Objective
Below are some records. Count the lines with "this" in them and give nothing but the total.
:: Task input ::
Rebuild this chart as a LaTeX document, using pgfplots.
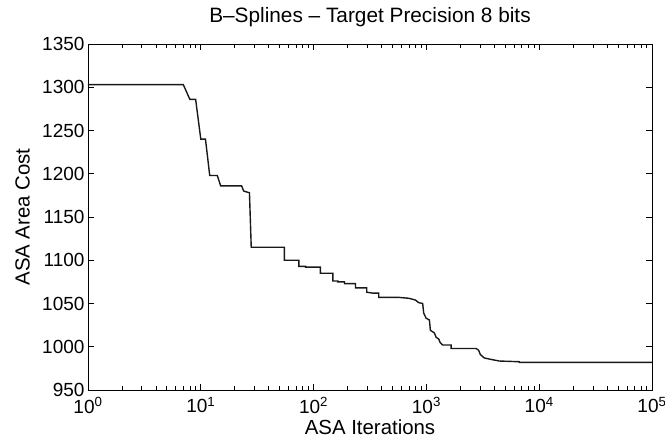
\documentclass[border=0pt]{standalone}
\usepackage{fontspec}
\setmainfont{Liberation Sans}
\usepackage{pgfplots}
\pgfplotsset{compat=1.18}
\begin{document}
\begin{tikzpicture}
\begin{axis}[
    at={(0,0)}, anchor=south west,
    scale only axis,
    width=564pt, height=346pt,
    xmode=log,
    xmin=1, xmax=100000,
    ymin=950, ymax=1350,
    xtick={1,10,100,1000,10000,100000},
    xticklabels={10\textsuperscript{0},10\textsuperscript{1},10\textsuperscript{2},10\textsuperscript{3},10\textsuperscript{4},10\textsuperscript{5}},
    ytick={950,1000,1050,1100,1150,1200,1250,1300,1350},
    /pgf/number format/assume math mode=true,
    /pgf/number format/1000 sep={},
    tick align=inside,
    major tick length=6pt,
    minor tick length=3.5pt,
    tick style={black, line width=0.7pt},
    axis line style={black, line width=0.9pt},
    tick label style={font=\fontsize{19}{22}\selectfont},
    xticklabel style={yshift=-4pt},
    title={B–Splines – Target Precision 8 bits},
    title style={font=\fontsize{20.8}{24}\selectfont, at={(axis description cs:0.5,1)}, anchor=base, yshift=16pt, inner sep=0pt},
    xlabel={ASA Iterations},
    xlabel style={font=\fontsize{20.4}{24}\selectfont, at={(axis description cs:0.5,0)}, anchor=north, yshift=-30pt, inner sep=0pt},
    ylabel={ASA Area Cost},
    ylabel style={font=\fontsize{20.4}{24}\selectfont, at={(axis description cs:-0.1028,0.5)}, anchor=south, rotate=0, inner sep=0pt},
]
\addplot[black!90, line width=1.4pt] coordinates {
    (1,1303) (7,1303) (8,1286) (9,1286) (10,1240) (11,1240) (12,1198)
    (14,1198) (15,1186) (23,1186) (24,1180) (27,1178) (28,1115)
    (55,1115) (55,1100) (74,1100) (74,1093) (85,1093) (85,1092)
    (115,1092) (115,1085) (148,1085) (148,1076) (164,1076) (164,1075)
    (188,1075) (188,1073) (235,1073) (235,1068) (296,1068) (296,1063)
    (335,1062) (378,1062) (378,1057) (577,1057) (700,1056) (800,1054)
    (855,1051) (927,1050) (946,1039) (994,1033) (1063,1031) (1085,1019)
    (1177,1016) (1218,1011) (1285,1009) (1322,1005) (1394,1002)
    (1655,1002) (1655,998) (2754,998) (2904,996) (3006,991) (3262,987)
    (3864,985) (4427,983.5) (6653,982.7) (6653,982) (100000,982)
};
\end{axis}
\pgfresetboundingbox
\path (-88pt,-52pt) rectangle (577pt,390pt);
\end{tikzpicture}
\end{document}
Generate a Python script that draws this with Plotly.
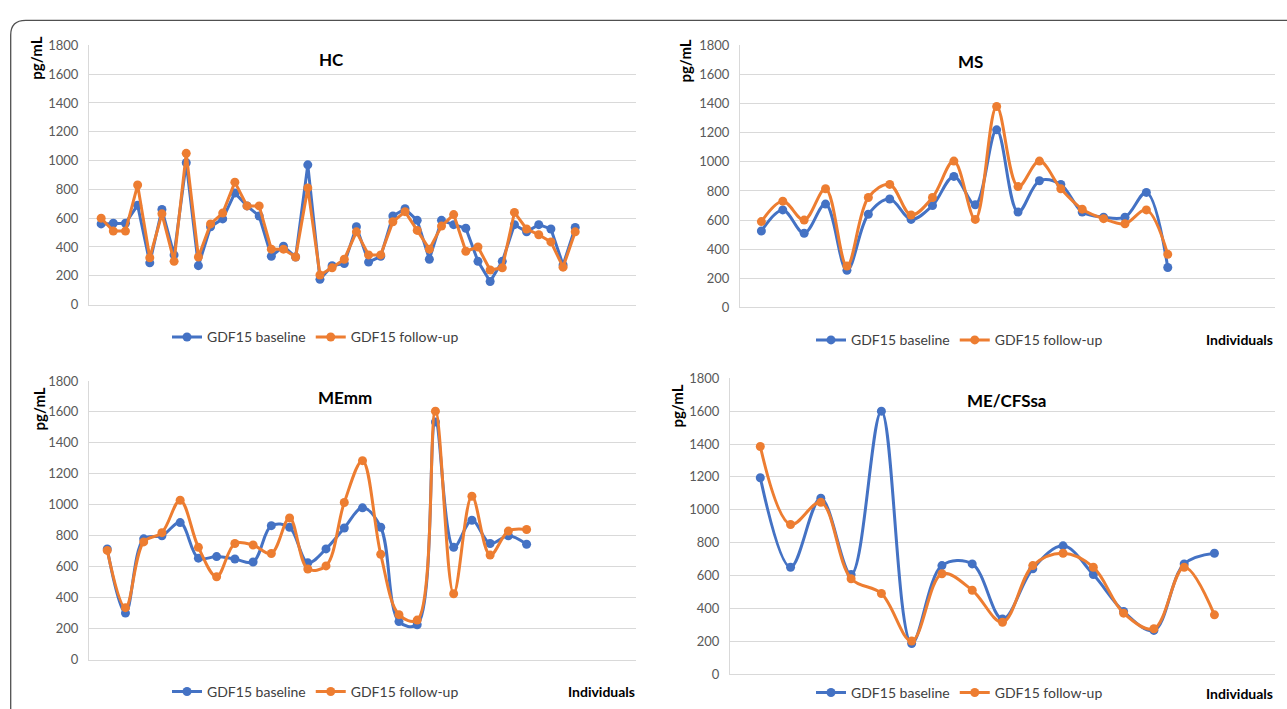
:::
Finished task
2